((

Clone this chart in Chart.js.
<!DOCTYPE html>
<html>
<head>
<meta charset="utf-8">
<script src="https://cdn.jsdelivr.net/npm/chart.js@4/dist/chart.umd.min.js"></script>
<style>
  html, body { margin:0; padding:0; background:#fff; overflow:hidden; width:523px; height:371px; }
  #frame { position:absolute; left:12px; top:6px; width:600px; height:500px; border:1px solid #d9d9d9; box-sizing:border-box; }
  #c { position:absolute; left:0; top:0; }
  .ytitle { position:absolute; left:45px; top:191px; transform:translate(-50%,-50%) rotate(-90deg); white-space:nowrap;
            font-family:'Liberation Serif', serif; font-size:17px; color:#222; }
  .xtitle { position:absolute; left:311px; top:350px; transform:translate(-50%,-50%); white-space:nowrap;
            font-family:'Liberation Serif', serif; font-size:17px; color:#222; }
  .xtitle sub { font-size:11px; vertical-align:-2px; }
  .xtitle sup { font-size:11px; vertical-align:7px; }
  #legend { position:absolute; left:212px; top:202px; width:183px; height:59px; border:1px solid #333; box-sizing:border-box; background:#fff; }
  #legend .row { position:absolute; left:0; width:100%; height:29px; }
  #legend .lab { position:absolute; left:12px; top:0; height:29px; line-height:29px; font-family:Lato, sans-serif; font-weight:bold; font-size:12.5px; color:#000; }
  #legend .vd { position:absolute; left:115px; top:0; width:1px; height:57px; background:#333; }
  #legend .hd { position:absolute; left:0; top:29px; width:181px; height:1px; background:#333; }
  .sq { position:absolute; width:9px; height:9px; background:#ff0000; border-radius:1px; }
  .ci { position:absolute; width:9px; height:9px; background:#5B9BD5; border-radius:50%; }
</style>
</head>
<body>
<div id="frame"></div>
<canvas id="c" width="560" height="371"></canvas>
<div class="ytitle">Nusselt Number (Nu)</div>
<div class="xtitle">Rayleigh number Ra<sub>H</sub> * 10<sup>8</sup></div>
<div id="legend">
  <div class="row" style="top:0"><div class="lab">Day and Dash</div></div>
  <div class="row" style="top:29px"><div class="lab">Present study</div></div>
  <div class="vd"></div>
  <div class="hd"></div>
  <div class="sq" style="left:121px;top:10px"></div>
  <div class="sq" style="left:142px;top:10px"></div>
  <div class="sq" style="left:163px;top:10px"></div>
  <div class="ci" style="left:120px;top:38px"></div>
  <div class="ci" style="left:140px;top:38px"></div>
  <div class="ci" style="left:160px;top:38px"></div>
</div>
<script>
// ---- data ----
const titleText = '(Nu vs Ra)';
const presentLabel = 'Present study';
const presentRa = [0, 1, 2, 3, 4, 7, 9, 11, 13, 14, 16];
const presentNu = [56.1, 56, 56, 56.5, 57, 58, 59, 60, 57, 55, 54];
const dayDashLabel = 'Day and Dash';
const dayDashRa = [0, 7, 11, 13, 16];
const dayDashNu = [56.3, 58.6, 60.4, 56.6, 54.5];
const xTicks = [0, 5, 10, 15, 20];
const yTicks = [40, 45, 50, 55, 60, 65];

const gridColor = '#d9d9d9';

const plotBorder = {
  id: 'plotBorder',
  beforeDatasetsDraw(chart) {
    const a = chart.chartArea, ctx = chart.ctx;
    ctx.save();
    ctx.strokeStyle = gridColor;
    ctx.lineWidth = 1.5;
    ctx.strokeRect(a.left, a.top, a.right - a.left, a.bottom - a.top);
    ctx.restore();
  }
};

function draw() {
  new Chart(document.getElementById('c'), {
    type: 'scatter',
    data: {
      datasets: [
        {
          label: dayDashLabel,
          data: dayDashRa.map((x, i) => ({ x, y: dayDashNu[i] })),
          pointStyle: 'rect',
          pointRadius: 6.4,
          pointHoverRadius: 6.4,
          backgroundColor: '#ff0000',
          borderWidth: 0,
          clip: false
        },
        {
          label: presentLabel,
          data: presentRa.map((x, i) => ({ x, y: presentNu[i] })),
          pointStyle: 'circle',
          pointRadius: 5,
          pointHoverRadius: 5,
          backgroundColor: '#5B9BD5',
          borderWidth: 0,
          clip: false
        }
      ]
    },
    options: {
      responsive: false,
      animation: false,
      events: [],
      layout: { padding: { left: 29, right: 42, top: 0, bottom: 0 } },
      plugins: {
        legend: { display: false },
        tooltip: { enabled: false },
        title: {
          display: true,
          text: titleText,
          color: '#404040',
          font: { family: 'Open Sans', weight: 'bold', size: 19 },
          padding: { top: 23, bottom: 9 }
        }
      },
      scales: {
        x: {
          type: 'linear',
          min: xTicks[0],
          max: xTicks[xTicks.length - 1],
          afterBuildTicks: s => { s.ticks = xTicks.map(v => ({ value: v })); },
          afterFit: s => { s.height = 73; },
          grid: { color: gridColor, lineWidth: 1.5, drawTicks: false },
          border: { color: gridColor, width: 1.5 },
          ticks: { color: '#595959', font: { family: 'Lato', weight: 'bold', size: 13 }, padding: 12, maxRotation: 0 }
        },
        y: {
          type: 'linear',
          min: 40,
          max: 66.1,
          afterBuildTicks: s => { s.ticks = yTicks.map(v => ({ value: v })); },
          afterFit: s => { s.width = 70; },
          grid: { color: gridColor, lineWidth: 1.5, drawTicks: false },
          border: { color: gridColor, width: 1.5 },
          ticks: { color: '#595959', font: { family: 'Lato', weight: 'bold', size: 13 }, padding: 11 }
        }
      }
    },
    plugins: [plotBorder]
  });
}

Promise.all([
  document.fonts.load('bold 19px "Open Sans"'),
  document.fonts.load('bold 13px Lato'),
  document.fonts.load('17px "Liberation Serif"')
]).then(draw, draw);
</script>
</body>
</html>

))

What to produce
The data above must be returned in full, exactly as written.

Full output
Clone this chart in Chart.js.
<!DOCTYPE html>
<html>
<head>
<meta charset="utf-8">
<script src="https://cdn.jsdelivr.net/npm/chart.js@4/dist/chart.umd.min.js"></script>
<style>
  html, body { margin:0; padding:0; background:#fff; overflow:hidden; width:523px; height:371px; }
  #frame { position:absolute; left:12px; top:6px; width:600px; height:500px; border:1px solid #d9d9d9; box-sizing:border-box; }
  #c { position:absolute; left:0; top:0; }
  .ytitle { position:absolute; left:45px; top:191px; transform:translate(-50%,-50%) rotate(-90deg); white-space:nowrap;
            font-family:'Liberation Serif', serif; font-size:17px; color:#222; }
  .xtitle { position:absolute; left:311px; top:350px; transform:translate(-50%,-50%); white-space:nowrap;
            font-family:'Liberation Serif', serif; font-size:17px; color:#222; }
  .xtitle sub { font-size:11px; vertical-align:-2px; }
  .xtitle sup { font-size:11px; vertical-align:7px; }
  #legend { position:absolute; left:212px; top:202px; width:183px; height:59px; border:1px solid #333; box-sizing:border-box; background:#fff; }
  #legend .row { position:absolute; left:0; width:100%; height:29px; }
  #legend .lab { position:absolute; left:12px; top:0; height:29px; line-height:29px; font-family:Lato, sans-serif; font-weight:bold; font-size:12.5px; color:#000; }
  #legend .vd { position:absolute; left:115px; top:0; width:1px; height:57px; background:#333; }
  #legend .hd { position:absolute; left:0; top:29px; width:181px; height:1px; background:#333; }
  .sq { position:absolute; width:9px; height:9px; background:#ff0000; border-radius:1px; }
  .ci { position:absolute; width:9px; height:9px; background:#5B9BD5; border-radius:50%; }
</style>
</head>
<body>
<div id="frame"></div>
<canvas id="c" width="560" height="371"></canvas>
<div class="ytitle">Nusselt Number (Nu)</div>
<div class="xtitle">Rayleigh number Ra<sub>H</sub> * 10<sup>8</sup></div>
<div id="legend">
  <div class="row" style="top:0"><div class="lab">Day and Dash</div></div>
  <div class="row" style="top:29px"><div class="lab">Present study</div></div>
  <div class="vd"></div>
  <div class="hd"></div>
  <div class="sq" style="left:121px;top:10px"></div>
  <div class="sq" style="left:142px;top:10px"></div>
  <div class="sq" style="left:163px;top:10px"></div>
  <div class="ci" style="left:120px;top:38px"></div>
  <div class="ci" style="left:140px;top:38px"></div>
  <div class="ci" style="left:160px;top:38px"></div>
</div>
<script>
// ---- data ----
const titleText = '(Nu vs Ra)';
const presentLabel = 'Present study';
const presentRa = [0, 1, 2, 3, 4, 7, 9, 11, 13, 14, 16];
const presentNu = [56.1, 56, 56, 56.5, 57, 58, 59, 60, 57, 55, 54];
const dayDashLabel = 'Day and Dash';
const dayDashRa = [0, 7, 11, 13, 16];
const dayDashNu = [56.3, 58.6, 60.4, 56.6, 54.5];
const xTicks = [0, 5, 10, 15, 20];
const yTicks = [40, 45, 50, 55, 60, 65];

const gridColor = '#d9d9d9';

const plotBorder = {
  id: 'plotBorder',
  beforeDatasetsDraw(chart) {
    const a = chart.chartArea, ctx = chart.ctx;
    ctx.save();
    ctx.strokeStyle = gridColor;
    ctx.lineWidth = 1.5;
    ctx.strokeRect(a.left, a.top, a.right - a.left, a.bottom - a.top);
    ctx.restore();
  }
};

function draw() {
  new Chart(document.getElementById('c'), {
    type: 'scatter',
    data: {
      datasets: [
        {
          label: dayDashLabel,
          data: dayDashRa.map((x, i) => ({ x, y: dayDashNu[i] })),
          pointStyle: 'rect',
          pointRadius: 6.4,
          pointHoverRadius: 6.4,
          backgroundColor: '#ff0000',
          borderWidth: 0,
          clip: false
        },
        {
          label: presentLabel,
          data: presentRa.map((x, i) => ({ x, y: presentNu[i] })),
          pointStyle: 'circle',
          pointRadius: 5,
          pointHoverRadius: 5,
          backgroundColor: '#5B9BD5',
          borderWidth: 0,
          clip: false
        }
      ]
    },
    options: {
      responsive: false,
      animation: false,
      events: [],
      layout: { padding: { left: 29, right: 42, top: 0, bottom: 0 } },
      plugins: {
        legend: { display: false },
        tooltip: { enabled: false },
        title: {
          display: true,
          text: titleText,
          color: '#404040',
          font: { family: 'Open Sans', weight: 'bold', size: 19 },
          padding: { top: 23, bottom: 9 }
        }
      },
      scales: {
        x: {
          type: 'linear',
          min: xTicks[0],
          max: xTicks[xTicks.length - 1],
          afterBuildTicks: s => { s.ticks = xTicks.map(v => ({ value: v })); },
          afterFit: s => { s.height = 73; },
          grid: { color: gridColor, lineWidth: 1.5, drawTicks: false },
          border: { color: gridColor, width: 1.5 },
          ticks: { color: '#595959', font: { family: 'Lato', weight: 'bold', size: 13 }, padding: 12, maxRotation: 0 }
        },
        y: {
          type: 'linear',
          min: 40,
          max: 66.1,
          afterBuildTicks: s => { s.ticks = yTicks.map(v => ({ value: v })); },
          afterFit: s => { s.width = 70; },
          grid: { color: gridColor, lineWidth: 1.5, drawTicks: false },
          border: { color: gridColor, width: 1.5 },
          ticks: { color: '#595959', font: { family: 'Lato', weight: 'bold', size: 13 }, padding: 11 }
        }
      }
    },
    plugins: [plotBorder]
  });
}

Promise.all([
  document.fonts.load('bold 19px "Open Sans"'),
  document.fonts.load('bold 13px Lato'),
  document.fonts.load('17px "Liberation Serif"')
]).then(draw, draw);
</script>
</body>
</html>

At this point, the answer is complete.